Stibitz himself never fought for recognition. After leaving Bell Labs, he worked as a consultant and taught mathematics at Dartmouth College (the same school where he had demonstrated remote computing decades earlier). He published papers, mentored students, and watched the computing revolution unfold without him receiving credit for lighting the fuse.
The Legacy Hidden in Plain Sight
George Stibitz died in 1995, just as the internet was becoming mainstream and personal computers were in millions of homes. Every one of those devices operated on the binary principles he had worked out on his kitchen table in 1937.
His story reveals something uncomfortable about how we write technological history. We tend to celebrate the inventors whose work led to commercial success, not necessarily those whose ideas were most foundational. We remember the names associated with breakthrough products, not the researchers whose quiet innovations made those products possible.

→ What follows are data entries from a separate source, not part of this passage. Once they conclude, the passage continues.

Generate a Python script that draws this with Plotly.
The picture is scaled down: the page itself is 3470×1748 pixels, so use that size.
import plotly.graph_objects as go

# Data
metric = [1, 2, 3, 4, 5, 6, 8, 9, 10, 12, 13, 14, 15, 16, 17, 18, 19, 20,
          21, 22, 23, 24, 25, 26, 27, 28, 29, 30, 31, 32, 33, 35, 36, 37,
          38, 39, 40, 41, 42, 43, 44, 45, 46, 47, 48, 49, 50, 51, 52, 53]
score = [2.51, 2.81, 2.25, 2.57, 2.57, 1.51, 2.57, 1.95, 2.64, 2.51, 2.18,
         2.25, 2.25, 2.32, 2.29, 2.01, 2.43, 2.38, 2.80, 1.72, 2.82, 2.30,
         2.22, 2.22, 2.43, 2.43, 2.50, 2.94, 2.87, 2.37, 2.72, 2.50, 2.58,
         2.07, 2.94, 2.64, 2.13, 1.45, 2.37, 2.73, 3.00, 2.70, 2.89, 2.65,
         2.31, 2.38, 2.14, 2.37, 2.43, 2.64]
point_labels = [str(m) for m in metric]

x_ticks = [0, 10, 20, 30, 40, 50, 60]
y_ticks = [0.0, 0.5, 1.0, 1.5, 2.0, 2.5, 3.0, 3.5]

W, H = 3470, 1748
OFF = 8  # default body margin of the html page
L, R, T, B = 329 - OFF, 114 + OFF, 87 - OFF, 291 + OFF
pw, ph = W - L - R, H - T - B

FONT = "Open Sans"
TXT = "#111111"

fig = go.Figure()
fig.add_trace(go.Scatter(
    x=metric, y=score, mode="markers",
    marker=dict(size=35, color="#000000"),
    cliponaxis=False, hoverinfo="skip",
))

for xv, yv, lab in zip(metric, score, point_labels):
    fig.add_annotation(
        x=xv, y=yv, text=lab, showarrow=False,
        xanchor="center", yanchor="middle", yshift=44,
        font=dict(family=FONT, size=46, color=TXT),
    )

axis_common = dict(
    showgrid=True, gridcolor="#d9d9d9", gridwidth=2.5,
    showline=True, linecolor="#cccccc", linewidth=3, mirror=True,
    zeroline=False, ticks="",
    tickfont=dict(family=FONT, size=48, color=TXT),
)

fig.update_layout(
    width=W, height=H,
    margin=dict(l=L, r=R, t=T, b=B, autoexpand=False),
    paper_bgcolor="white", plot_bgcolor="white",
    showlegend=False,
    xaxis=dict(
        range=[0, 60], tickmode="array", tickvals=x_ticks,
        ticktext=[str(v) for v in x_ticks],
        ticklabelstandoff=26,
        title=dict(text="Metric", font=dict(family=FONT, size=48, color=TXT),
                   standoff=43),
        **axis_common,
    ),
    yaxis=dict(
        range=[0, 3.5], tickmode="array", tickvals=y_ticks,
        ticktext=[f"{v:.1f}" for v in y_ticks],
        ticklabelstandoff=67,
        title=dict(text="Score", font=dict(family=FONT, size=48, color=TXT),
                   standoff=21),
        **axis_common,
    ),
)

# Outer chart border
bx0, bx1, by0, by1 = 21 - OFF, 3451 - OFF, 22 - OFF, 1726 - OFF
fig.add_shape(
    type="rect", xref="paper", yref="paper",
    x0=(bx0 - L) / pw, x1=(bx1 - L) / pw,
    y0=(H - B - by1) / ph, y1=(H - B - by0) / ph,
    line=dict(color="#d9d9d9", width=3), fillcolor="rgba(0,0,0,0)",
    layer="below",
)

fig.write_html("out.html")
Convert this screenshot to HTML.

Today, when we talk about the pioneers of computing, we mention Turing's theoretical work, von Neumann's architecture, and the ENIAC team's electronic breakthrough. All deserving of recognition. But we skip over the mathematician who first proved that electrical circuits could think in binary — the fundamental insight that makes all digital technology possible.
Somewhere in the history of Silicon Valley's origin story, there should be room for the man who built the first computer on his kitchen table, using flashlight bulbs and strips of tin. The fact that there isn't says more about corporate memory than it does about George Stibitz's contributions to the world you're navigating right now.